The heath folk's superstitious beliefs are dramatized in a scene where Susan Nunsuch, long suspicious that Eustacia is a witch and is working evil on her son Johnny, makes a wax doll of Eustacia, pierces it many times with pins, and burns it in the fire. The Lord's Prayer said backward is an incantation which, as Hardy remarks, is "usual in proceedings for obtaining unhallowed assistance against an enemy." Sticking an image full of pins is common in voodoo, too.

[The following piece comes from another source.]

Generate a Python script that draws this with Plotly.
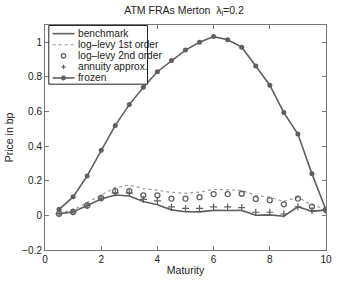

Even as the image of Eustacia is melting in Susan's fire, the young woman herself is "melting" on Rainbarrow, that symbolic projection which is the highest point on the heath. The barrow has meant much to Eustacia: from it she has viewed the heath, both nature and man. On it, in effect, she takes her last look at the world; even as at the end of the novel we see Clym practicing his newfound vocation on it. Eustacia just before death stands upon a monument to death. She looks at the world and sees nothing good: "I was capable of much; but I have been injured and blighted and crushed by things beyond my control!" She cannot return to Clym, she thinks, and Wildeve is not worthy of her. The earlier intimations of suicide now pay off by letting the reader see what Eustacia will do.
The storm on the heath is also a heavy symbol. Writing of Eustacia, Hardy says: "Never was harmony more perfect than that between the chaos of her mind and the chaos of the world without." This works for Eustacia and for other characters as well. . The plot shows a confused pattern of people moving helter-skelter over the heath. With the storm comes the element of melodrama, to be climaxed by the deaths in the stream near the weir. The storm rages as it did in many nineteenth-century novels: significantly but unbelievably.